Your copy of the material below should match it exactly, except that it holds no pictures.

• **GIVEN DATA**
=-=-=

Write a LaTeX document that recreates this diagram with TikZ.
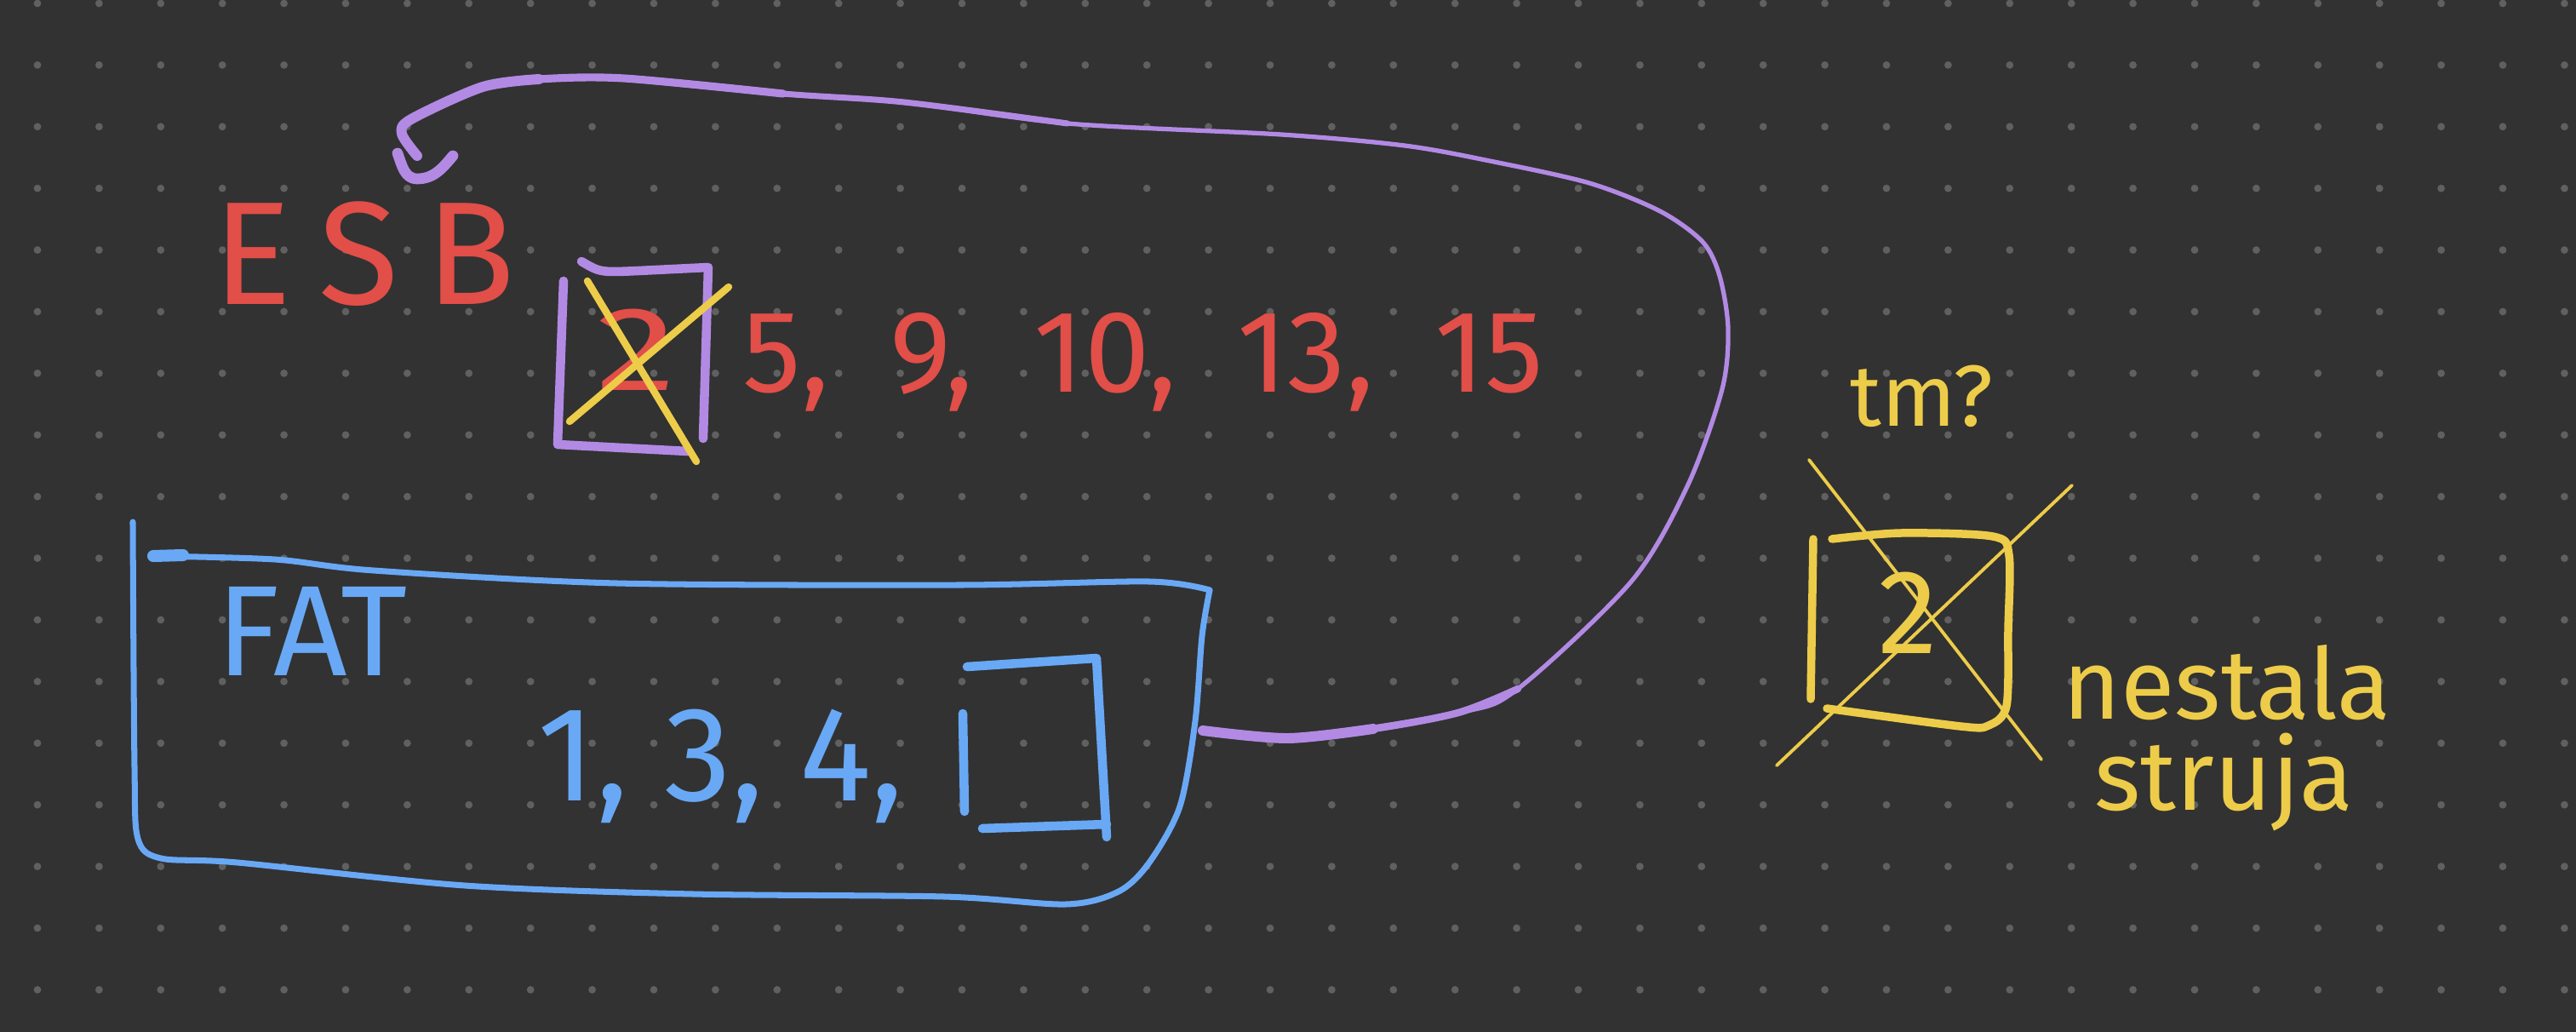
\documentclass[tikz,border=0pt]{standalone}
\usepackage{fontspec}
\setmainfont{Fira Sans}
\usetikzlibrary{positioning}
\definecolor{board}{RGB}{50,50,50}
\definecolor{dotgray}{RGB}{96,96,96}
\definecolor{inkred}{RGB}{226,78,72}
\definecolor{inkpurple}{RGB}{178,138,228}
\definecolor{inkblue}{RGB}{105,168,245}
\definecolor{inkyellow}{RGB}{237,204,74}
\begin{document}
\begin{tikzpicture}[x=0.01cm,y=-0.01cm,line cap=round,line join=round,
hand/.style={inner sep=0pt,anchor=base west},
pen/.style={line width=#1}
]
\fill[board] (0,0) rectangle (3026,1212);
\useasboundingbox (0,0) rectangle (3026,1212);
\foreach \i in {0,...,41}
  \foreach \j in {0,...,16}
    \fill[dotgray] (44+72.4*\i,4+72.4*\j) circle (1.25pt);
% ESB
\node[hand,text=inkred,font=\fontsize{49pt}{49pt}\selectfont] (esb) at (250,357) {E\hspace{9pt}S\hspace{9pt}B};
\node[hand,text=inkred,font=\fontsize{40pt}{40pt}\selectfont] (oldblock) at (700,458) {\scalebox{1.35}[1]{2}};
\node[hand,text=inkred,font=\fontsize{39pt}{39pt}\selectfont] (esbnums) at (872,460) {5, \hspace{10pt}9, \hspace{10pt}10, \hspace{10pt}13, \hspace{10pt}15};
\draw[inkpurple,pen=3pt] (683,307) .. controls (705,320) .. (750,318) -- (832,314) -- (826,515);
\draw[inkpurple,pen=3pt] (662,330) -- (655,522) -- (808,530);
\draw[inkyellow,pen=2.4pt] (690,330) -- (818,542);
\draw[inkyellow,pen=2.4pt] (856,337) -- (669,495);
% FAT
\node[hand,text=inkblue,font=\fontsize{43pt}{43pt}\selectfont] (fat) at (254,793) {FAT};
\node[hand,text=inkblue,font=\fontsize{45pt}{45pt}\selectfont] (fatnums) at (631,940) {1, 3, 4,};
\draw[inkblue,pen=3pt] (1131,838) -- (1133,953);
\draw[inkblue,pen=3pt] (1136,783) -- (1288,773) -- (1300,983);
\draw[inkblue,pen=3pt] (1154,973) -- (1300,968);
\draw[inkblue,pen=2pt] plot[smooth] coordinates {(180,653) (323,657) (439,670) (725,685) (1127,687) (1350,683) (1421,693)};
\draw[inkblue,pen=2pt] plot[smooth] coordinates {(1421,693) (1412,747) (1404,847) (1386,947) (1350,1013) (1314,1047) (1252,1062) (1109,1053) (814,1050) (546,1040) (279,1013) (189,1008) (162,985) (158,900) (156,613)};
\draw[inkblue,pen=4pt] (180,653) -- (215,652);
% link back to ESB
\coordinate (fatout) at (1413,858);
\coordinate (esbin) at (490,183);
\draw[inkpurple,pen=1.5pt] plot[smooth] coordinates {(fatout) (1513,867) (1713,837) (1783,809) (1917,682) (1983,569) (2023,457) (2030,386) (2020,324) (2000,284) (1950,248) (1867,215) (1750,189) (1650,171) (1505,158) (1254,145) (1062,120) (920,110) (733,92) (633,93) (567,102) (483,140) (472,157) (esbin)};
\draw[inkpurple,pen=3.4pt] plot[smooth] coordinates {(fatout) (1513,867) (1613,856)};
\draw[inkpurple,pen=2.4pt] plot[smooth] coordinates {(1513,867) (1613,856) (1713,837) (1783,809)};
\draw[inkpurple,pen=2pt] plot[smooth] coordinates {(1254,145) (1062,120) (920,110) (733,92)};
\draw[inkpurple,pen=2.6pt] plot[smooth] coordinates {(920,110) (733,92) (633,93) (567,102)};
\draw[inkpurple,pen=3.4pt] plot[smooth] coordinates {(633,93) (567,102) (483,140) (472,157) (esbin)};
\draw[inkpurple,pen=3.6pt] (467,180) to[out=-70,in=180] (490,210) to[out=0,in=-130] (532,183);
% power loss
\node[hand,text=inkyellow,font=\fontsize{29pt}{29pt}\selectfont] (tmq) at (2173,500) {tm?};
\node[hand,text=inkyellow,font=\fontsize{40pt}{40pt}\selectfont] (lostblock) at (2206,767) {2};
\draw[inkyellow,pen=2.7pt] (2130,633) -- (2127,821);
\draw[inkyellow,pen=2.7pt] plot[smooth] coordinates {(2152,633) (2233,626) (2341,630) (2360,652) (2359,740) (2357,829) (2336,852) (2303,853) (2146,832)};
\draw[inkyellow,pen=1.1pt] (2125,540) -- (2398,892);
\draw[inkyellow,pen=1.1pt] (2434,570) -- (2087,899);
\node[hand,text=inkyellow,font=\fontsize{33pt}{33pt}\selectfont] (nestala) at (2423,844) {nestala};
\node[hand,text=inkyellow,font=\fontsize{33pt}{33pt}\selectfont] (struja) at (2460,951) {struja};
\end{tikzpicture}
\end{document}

=-=-=

• **EXPECTED ANSWER**
Write a LaTeX document that recreates this diagram with TikZ.
\documentclass[tikz,border=0pt]{standalone}
\usepackage{fontspec}
\setmainfont{Fira Sans}
\usetikzlibrary{positioning}
\definecolor{board}{RGB}{50,50,50}
\definecolor{dotgray}{RGB}{96,96,96}
\definecolor{inkred}{RGB}{226,78,72}
\definecolor{inkpurple}{RGB}{178,138,228}
\definecolor{inkblue}{RGB}{105,168,245}
\definecolor{inkyellow}{RGB}{237,204,74}
\begin{document}
\begin{tikzpicture}[x=0.01cm,y=-0.01cm,line cap=round,line join=round,
hand/.style={inner sep=0pt,anchor=base west},
pen/.style={line width=#1}
]
\fill[board] (0,0) rectangle (3026,1212);
\useasboundingbox (0,0) rectangle (3026,1212);
\foreach \i in {0,...,41}
  \foreach \j in {0,...,16}
    \fill[dotgray] (44+72.4*\i,4+72.4*\j) circle (1.25pt);
% ESB
\node[hand,text=inkred,font=\fontsize{49pt}{49pt}\selectfont] (esb) at (250,357) {E\hspace{9pt}S\hspace{9pt}B};
\node[hand,text=inkred,font=\fontsize{40pt}{40pt}\selectfont] (oldblock) at (700,458) {\scalebox{1.35}[1]{2}};
\node[hand,text=inkred,font=\fontsize{39pt}{39pt}\selectfont] (esbnums) at (872,460) {5, \hspace{10pt}9, \hspace{10pt}10, \hspace{10pt}13, \hspace{10pt}15};
\draw[inkpurple,pen=3pt] (683,307) .. controls (705,320) .. (750,318) -- (832,314) -- (826,515);
\draw[inkpurple,pen=3pt] (662,330) -- (655,522) -- (808,530);
\draw[inkyellow,pen=2.4pt] (690,330) -- (818,542);
\draw[inkyellow,pen=2.4pt] (856,337) -- (669,495);
% FAT
\node[hand,text=inkblue,font=\fontsize{43pt}{43pt}\selectfont] (fat) at (254,793) {FAT};
\node[hand,text=inkblue,font=\fontsize{45pt}{45pt}\selectfont] (fatnums) at (631,940) {1, 3, 4,};
\draw[inkblue,pen=3pt] (1131,838) -- (1133,953);
\draw[inkblue,pen=3pt] (1136,783) -- (1288,773) -- (1300,983);
\draw[inkblue,pen=3pt] (1154,973) -- (1300,968);
\draw[inkblue,pen=2pt] plot[smooth] coordinates {(180,653) (323,657) (439,670) (725,685) (1127,687) (1350,683) (1421,693)};
\draw[inkblue,pen=2pt] plot[smooth] coordinates {(1421,693) (1412,747) (1404,847) (1386,947) (1350,1013) (1314,1047) (1252,1062) (1109,1053) (814,1050) (546,1040) (279,1013) (189,1008) (162,985) (158,900) (156,613)};
\draw[inkblue,pen=4pt] (180,653) -- (215,652);
% link back to ESB
\coordinate (fatout) at (1413,858);
\coordinate (esbin) at (490,183);
\draw[inkpurple,pen=1.5pt] plot[smooth] coordinates {(fatout) (1513,867) (1713,837) (1783,809) (1917,682) (1983,569) (2023,457) (2030,386) (2020,324) (2000,284) (1950,248) (1867,215) (1750,189) (1650,171) (1505,158) (1254,145) (1062,120) (920,110) (733,92) (633,93) (567,102) (483,140) (472,157) (esbin)};
\draw[inkpurple,pen=3.4pt] plot[smooth] coordinates {(fatout) (1513,867) (1613,856)};
\draw[inkpurple,pen=2.4pt] plot[smooth] coordinates {(1513,867) (1613,856) (1713,837) (1783,809)};
\draw[inkpurple,pen=2pt] plot[smooth] coordinates {(1254,145) (1062,120) (920,110) (733,92)};
\draw[inkpurple,pen=2.6pt] plot[smooth] coordinates {(920,110) (733,92) (633,93) (567,102)};
\draw[inkpurple,pen=3.4pt] plot[smooth] coordinates {(633,93) (567,102) (483,140) (472,157) (esbin)};
\draw[inkpurple,pen=3.6pt] (467,180) to[out=-70,in=180] (490,210) to[out=0,in=-130] (532,183);
% power loss
\node[hand,text=inkyellow,font=\fontsize{29pt}{29pt}\selectfont] (tmq) at (2173,500) {tm?};
\node[hand,text=inkyellow,font=\fontsize{40pt}{40pt}\selectfont] (lostblock) at (2206,767) {2};
\draw[inkyellow,pen=2.7pt] (2130,633) -- (2127,821);
\draw[inkyellow,pen=2.7pt] plot[smooth] coordinates {(2152,633) (2233,626) (2341,630) (2360,652) (2359,740) (2357,829) (2336,852) (2303,853) (2146,832)};
\draw[inkyellow,pen=1.1pt] (2125,540) -- (2398,892);
\draw[inkyellow,pen=1.1pt] (2434,570) -- (2087,899);
\node[hand,text=inkyellow,font=\fontsize{33pt}{33pt}\selectfont] (nestala) at (2423,844) {nestala};
\node[hand,text=inkyellow,font=\fontsize{33pt}{33pt}\selectfont] (struja) at (2460,951) {struja};
\end{tikzpicture}
\end{document}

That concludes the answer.